With her international travels, she felt a strong commitment to international conservation efforts. In 1997, she helped launch a student group at Clemson University where Tigers are the mascot, called “Tigers for Tigers.” In 2006 she went to India to see eye to eye with wild tigers, which stirred in her a life-long challenge to help save wild tigers. In 2013, the Clemson students organized a National Coalition of tiger mascot schools across the USA.

College students, alumni and Tiger fans, have come together to raise awareness of the endangered Tigers and their habitats. The National Tigers for Tigers Coalition is looking for more members to join their organization.
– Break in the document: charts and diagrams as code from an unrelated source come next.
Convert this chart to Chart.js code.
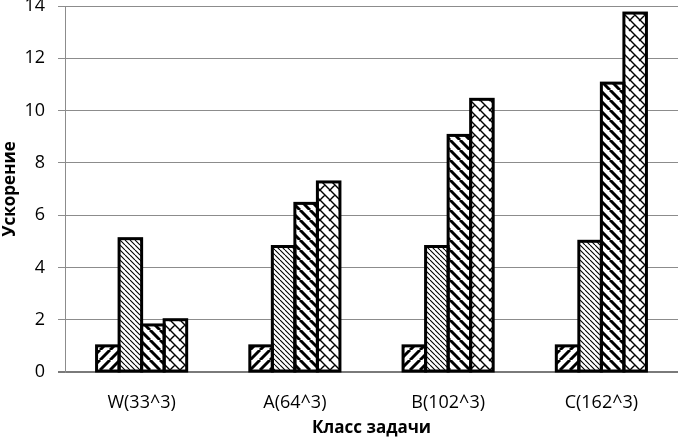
<!DOCTYPE html>
<html lang="ru">
<head>
    <meta charset="UTF-8">
    <title>Ускорение по классам задачи</title>
    <script src="https://cdn.jsdelivr.net/npm/chart.js"></script>
    <style>
        body { margin: 0; background: #fff; }
        .wrap { width: 679px; height: 441px; position: relative; }
    </style>
</head>
<body>
<div class="wrap">
    <canvas id="speedupChart"></canvas>
</div>

<script>
    const categories = ['W(33^3)', 'A(64^3)', 'B(102^3)', 'C(162^3)'];
    const series1 = [1, 1, 1, 1];
    const series2 = [5.1, 4.8, 4.8, 5.0];
    const series3 = [1.8, 6.45, 9.05, 11.05];
    const series4 = [2.0, 7.27, 10.43, 13.73];
    const yTicks = [0, 2, 4, 6, 8, 10, 12, 14];

    // hatch fills like the excel patterns
    function hatch(size, width, dir) {
        const c = document.createElement('canvas');
        c.width = size; c.height = size;
        const g = c.getContext('2d');
        g.fillStyle = '#fff';
        g.fillRect(0, 0, size, size);
        g.strokeStyle = '#000';
        g.lineWidth = width;
        g.beginPath();
        for (let k = -1; k <= 1; k++) {
            const o = k * size;
            if (dir === '/') {
                g.moveTo(o, size); g.lineTo(o + size, 0);
            } else {
                g.moveTo(o, 0); g.lineTo(o + size, size);
            }
        }
        g.stroke();
        return g.createPattern(c, 'repeat');
    }

    function trellis() {
        const s = 10;
        const c = document.createElement('canvas');
        c.width = s; c.height = s;
        const g = c.getContext('2d');
        g.fillStyle = '#fff';
        g.fillRect(0, 0, s, s);
        g.strokeStyle = '#000';
        g.lineWidth = 1.4;
        g.beginPath();
        for (let k = -1; k <= 1; k++) {
            g.moveTo(k * s, 0); g.lineTo(k * s + s, s);
        }
        g.moveTo(0, s); g.lineTo(s / 2, s / 2);
        g.moveTo(s - 1, 1); g.lineTo(s + 1, -1);
        g.stroke();
        return g.createPattern(c, 'repeat');
    }

    const fills = [hatch(10, 3, '/'), hatch(5, 1.1, '\\'), hatch(10, 3, '\\'), trellis()];
    const values = [series1, series2, series3, series4];

    const datasets = values.map((v, i) => ({
        label: 'Ряд ' + (i + 1),
        data: v,
        backgroundColor: fills[i],
        borderWidth: 0,
        categoryPercentage: 0.588,
        barPercentage: 1.0
    }));

    // excel-style outline: stroke centred on the bar edges, after all fills
    const outlines = {
        id: 'outlines',
        afterDatasetsDraw(chart) {
            const ctx = chart.ctx;
            ctx.save();
            ctx.strokeStyle = '#000';
            ctx.lineWidth = 3;
            ctx.lineJoin = 'miter';
            chart.data.datasets.forEach((ds, i) => {
                chart.getDatasetMeta(i).data.forEach(bar => {
                    const p = bar.getProps(['x', 'y', 'base', 'width'], true);
                    ctx.strokeRect(p.x - p.width / 2, p.y, p.width, p.base - p.y);
                });
            });
            ctx.restore();
        }
    };

    const font = 'Open Sans';

    new Chart(document.getElementById('speedupChart').getContext('2d'), {
        type: 'bar',
        data: { labels: categories, datasets: datasets },
        plugins: [outlines],
        options: {
            responsive: true,
            maintainAspectRatio: false,
            animation: false,
            layout: { padding: { left: 0, right: 1, top: 0, bottom: 0 } },
            plugins: {
                legend: { display: false },
                tooltip: { enabled: false }
            },
            scales: {
                x: {
                    grid: { display: false, drawTicks: false },
                    border: { display: false },
                    ticks: {
                        color: '#000',
                        padding: 20,
                        maxRotation: 0,
                        font: { family: font, size: 18 }
                    },
                    title: {
                        display: true,
                        text: 'Класс задачи',
                        color: '#000',
                        padding: { top: 0, bottom: 3 },
                        font: { family: font, size: 17, weight: 'bold' }
                    },
                    afterFit: s => { s.height = 69; s.paddingLeft = 0; s.paddingRight = 0; }
                },
                y: {
                    min: 0,
                    max: 14,
                    afterBuildTicks: s => { s.ticks = yTicks.map(v => ({ value: v })); },
                    grid: {
                        color: ctx => ctx.tick && ctx.tick.value === 0 ? '#7a7a7a' : '#8c8c8c',
                        lineWidth: ctx => ctx.tick && ctx.tick.value === 0 ? 2 : 1,
                        tickLength: 7
                    },
                    border: { display: true, color: '#8c8c8c', width: 1 },
                    ticks: {
                        color: '#000',
                        padding: 13,
                        font: { family: font, size: 18 }
                    },
                    title: {
                        display: true,
                        text: 'Ускорение',
                        color: '#000',
                        padding: { top: 0, bottom: 0 },
                        font: { family: font, size: 17, weight: 'bold' }
                    },
                    afterFit: s => { s.width = 65; s.paddingTop = 6; s.paddingBottom = 0; }
                }
            }
        }
    });
</script>
</body>
</html>
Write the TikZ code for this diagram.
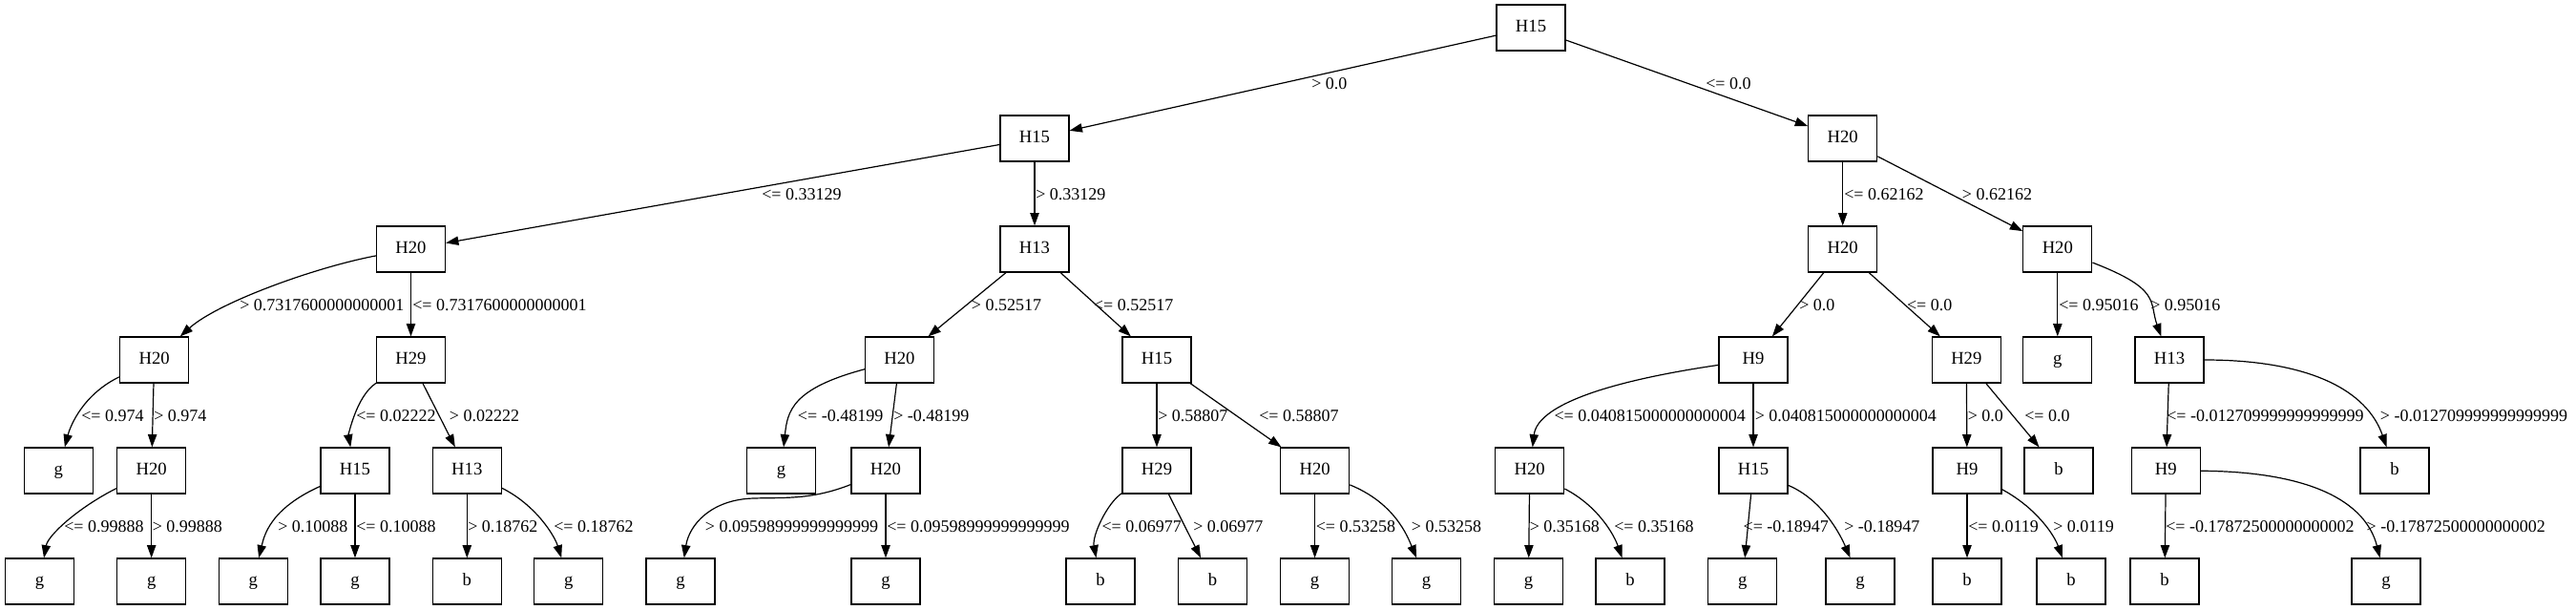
\documentclass[tikz,border=0pt]{standalone}
\usepackage{fontspec}
\setmainfont{Liberation Serif}
\usetikzlibrary{arrows.meta}
\begin{document}
\begin{tikzpicture}[x=0.75pt,y=-0.75pt,
  box/.style={draw,line width=0.9pt,minimum width=54pt,minimum height=36pt,inner sep=0pt,
    font=\fontsize{14pt}{16pt}\selectfont,text height=10pt,text depth=3pt},
  lbl/.style={anchor=west,inner sep=0pt,font=\fontsize{13.5pt}{16pt}\selectfont,text height=9.2pt,text depth=0pt},
  edge/.style={line width=0.9pt,-{Triangle[length=10pt,width=7pt]}}]
\useasboundingbox[fill=white] (0,0) rectangle (2699,639);
% row 0
\node[box] (r) at (1604,29) {H15};
% row 1
\node[box] (a1) at (1084,145) {H15};
\node[box] (a2) at (1930.7,145) {H20};
% row 2
\node[box] (b1) at (430.5,261) {H20};
\node[box] (b2) at (1084,261) {H13};
\node[box] (b3) at (1930.7,261) {H20};
\node[box] (b4) at (2155.8,261) {H20};
% row 3
\node[box] (c1) at (161.6,377) {H20};
\node[box] (c2) at (430.5,377) {H29};
\node[box] (c3) at (942.5,377) {H20};
\node[box] (c4) at (1212,377) {H15};
\node[box] (c5) at (1837,377) {H9};
\node[box] (c6) at (2060.3,377) {H29};
\node[box] (c7) at (2155.8,377) {g};
\node[box] (c8) at (2273,377) {H13};
% row 4
\node[box] (d1) at (61.4,493) {g};
\node[box] (d2) at (158.7,493) {H20};
\node[box] (d3) at (372,493) {H15};
\node[box] (d4) at (489.3,493) {H13};
\node[box] (d5) at (818.5,493) {g};
\node[box] (d6) at (928,493) {H20};
\node[box] (d7) at (1212,493) {H29};
\node[box] (d8) at (1377.6,493) {H20};
\node[box] (d9) at (1602.7,493) {H20};
\node[box] (d10) at (1837,493) {H15};
\node[box] (d11) at (2061,493) {H9};
\node[box] (d12) at (2157,493) {b};
\node[box] (d13) at (2269.3,493) {H9};
\node[box] (d14) at (2509,493) {b};
% row 5
\node[box] (e1) at (41.6,609) {g};
\node[box] (e2) at (158.7,609) {g};
\node[box] (e3) at (265.2,609) {g};
\node[box] (e4) at (372,609) {g};
\node[box] (e5) at (489.3,609) {b};
\node[box] (e6) at (595.8,609) {g};
\node[box] (e7) at (713,609) {g};
\node[box] (e8) at (928,609) {g};
\node[box] (e9) at (1153,609) {b};
\node[box] (e10) at (1270.5,609) {b};
\node[box] (e11) at (1377.6,609) {g};
\node[box] (e12) at (1494.4,609) {g};
\node[box] (e13) at (1601.5,609) {g};
\node[box] (e14) at (1708,609) {b};
\node[box] (e15) at (1825.8,609) {g};
\node[box] (e16) at (1949,609) {g};
\node[box] (e17) at (2061,609) {b};
\node[box] (e18) at (2170,609) {b};
\node[box] (e19) at (2268,609) {b};
\node[box] (e20) at (2500,609) {g};
% edges
\draw[edge] (r) -- (a1);
\draw[edge] (r) -- (a2);
\draw[edge] (a1) -- (b1);
\draw[edge] (a1) -- (b2);
\draw[edge] (a2) -- (b3);
\draw[edge] (a2) -- (b4);
\draw[edge] (b1) .. controls (330,280) and (228,317) .. (c1);
\draw[edge] (b1) -- (c2);
\draw[edge] (b2) -- (c3);
\draw[edge] (b2) -- (c4);
\draw[edge] (b3) -- (c5);
\draw[edge] (b3) -- (c6);
\draw[edge] (b4) -- (c7);
\draw[edge] (b4) .. controls (2265,303) and (2251.5,316.25) .. (c8);
\draw[edge] (c1) .. controls (87.6,413) and (74,445) .. (d1);
\draw[edge] (c1) -- (d2);
\draw[edge] (c2) .. controls (372.9,415.4) and (365.1,457) .. (d3);
\draw[edge] (c2) -- (d4);
\draw[edge] (c3) .. controls (830,407) and (825,430.6) .. (d5);
\draw[edge] (c3) -- (d6);
\draw[edge] (c4) -- (d7);
\draw[edge] (c4) -- (d8);
\draw[edge] (c5) .. controls (1621,408.8) and (1608.7,443.6) .. (d9);
\draw[edge] (c5) -- (d10);
\draw[edge] (c6) -- (d11);
\draw[edge] (c6) -- (d12);
\draw[edge] (c8) -- (d13);
\draw[edge] (c8) .. controls (2420,377) and (2480,409) .. (d14);
\draw[edge] (d2) .. controls (81,532.3) and (50.2,561) .. (e1);
\draw[edge] (d2) -- (e2);
\draw[edge] (d3) .. controls (283,533) and (276.8,561) .. (e3);
\draw[edge] (d3) -- (e4);
\draw[edge] (d4) -- (e5);
\draw[edge] (d4) .. controls (561.3,529) and (581,561) .. (e6);
\draw[edge] (d6) .. controls (850,524) and (820,521) .. (790,522) .. controls (745,523) and (722,550) .. (e7);
\draw[edge] (d6) -- (e8);
\draw[edge] (d7) .. controls (1160.2,526.6) and (1144.2,561) .. (e9);
\draw[edge] (d7) -- (e10);
\draw[edge] (d8) -- (e11);
\draw[edge] (d8) .. controls (1460.9,526.8) and (1474.4,561) .. (e12);
\draw[edge] (d9) -- (e13);
\draw[edge] (d9) .. controls (1674.9,530.4) and (1691.4,561) .. (e14);
\draw[edge] (d10) -- (e15);
\draw[edge] (d10) .. controls (1909.8,523.6) and (1928.6,561) .. (e16);
\draw[edge] (d11) -- (e17);
\draw[edge] (d11) .. controls (2134.2,532.4) and (2152.4,561) .. (e18);
\draw[edge] (d13) -- (e19);
\draw[edge] (d13) .. controls (2420,494) and (2478.3,525) .. (e20);
% labels row 0-1
\node[lbl] (l01) at (1374,87) {> 0.0};
\node[lbl] (l02) at (1787,87) {<= 0.0};
% labels row 1-2
\node[lbl] (l11) at (798,203) {<= 0.33129};
\node[lbl] (l12) at (1085,203) {> 0.33129};
\node[lbl] (l13) at (1932,203) {<= 0.62162};
\node[lbl] (l14) at (2055.7,203) {> 0.62162};
% labels row 2-3
\node[lbl] (l21) at (251,319) {> 0.7317600000000001};
\node[lbl] (l22) at (432,319) {<= 0.7317600000000001};
\node[lbl] (l23) at (1017.7,319) {> 0.52517};
\node[lbl] (l24) at (1145.7,319) {<= 0.52517};
\node[lbl] (l25) at (1885,319) {> 0.0};
\node[lbl] (l26) at (1997.8,319) {<= 0.0};
\node[lbl] (l27) at (2157,319) {<= 0.95016};
\node[lbl] (l28) at (2253,319) {> 0.95016};
% labels row 3-4
\node[lbl] (l31) at (85,435) {<= 0.974};
\node[lbl] (l32) at (161,435) {> 0.974};
\node[lbl] (l33) at (373,435) {<= 0.02222};
\node[lbl] (l34) at (470.7,435) {> 0.02222};
\node[lbl] (l35) at (835.7,435) {<= -0.48199};
\node[lbl] (l36) at (936,435) {> -0.48199};
\node[lbl] (l37) at (1213,435) {> 0.58807};
\node[lbl] (l38) at (1319,435) {<= 0.58807};
\node[lbl] (l39) at (1628.3,435) {<= 0.040815000000000004};
\node[lbl] (l310) at (1838.5,435) {> 0.040815000000000004};
\node[lbl] (l311) at (2061.5,435) {> 0.0};
\node[lbl] (l312) at (2121,435) {<= 0.0};
\node[lbl] (l313) at (2270,435) {<= -0.012709999999999999};
\node[lbl] (l314) at (2493.7,435) {> -0.012709999999999999};
% labels row 4-5
\node[lbl] (l41) at (67,551) {<= 0.99888};
\node[lbl] (l42) at (159.5,551) {> 0.99888};
\node[lbl] (l43) at (291,551) {> 0.10088};
\node[lbl] (l44) at (373,551) {<= 0.10088};
\node[lbl] (l45) at (490,551) {> 0.18762};
\node[lbl] (l46) at (580,551) {<= 0.18762};
\node[lbl] (l47) at (738.7,551) {> 0.09598999999999999};
\node[lbl] (l48) at (929,551) {<= 0.09598999999999999};
\node[lbl] (l49) at (1154.3,551) {<= 0.06977};
\node[lbl] (l410) at (1250,551) {> 0.06977};
\node[lbl] (l411) at (1378.5,551) {<= 0.53258};
\node[lbl] (l412) at (1478.6,551) {> 0.53258};
\node[lbl] (l413) at (1602.5,551) {> 0.35168};
\node[lbl] (l414) at (1691,551) {<= 0.35168};
\node[lbl] (l415) at (1826.4,551) {<= -0.18947};
\node[lbl] (l416) at (1932,551) {> -0.18947};
\node[lbl] (l417) at (2062,551) {<= 0.0119};
\node[lbl] (l418) at (2151,551) {> 0.0119};
\node[lbl] (l419) at (2269,551) {<= -0.17872500000000002};
\node[lbl] (l420) at (2479.4,551) {> -0.17872500000000002};
\end{tikzpicture}
\end{document}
Even though she now lives in Tokyo, Japan, she is still working hard to save jungles all over Asia with her passion for wildlife conservation. She stays active as a consultant for Tiger Trust in India, who offers legal training to Forest Department frontline staff and educational programs, especially with Tigers for Tigers in the USA. Takako conducts environmental awareness talks in Japan, and is hopeful that with awareness and a strong desire to take action, people will be able to wake up to the destruction of their natural ecosystems and restore what can be, before it’s too late. She encourages young people everywhere not to be overwhelmed, but to use their voice to speak up for the animals and plants, because they have none. For every animal and plant species we lose, our planet becomes more unstable, so we must stop it before it’s too late.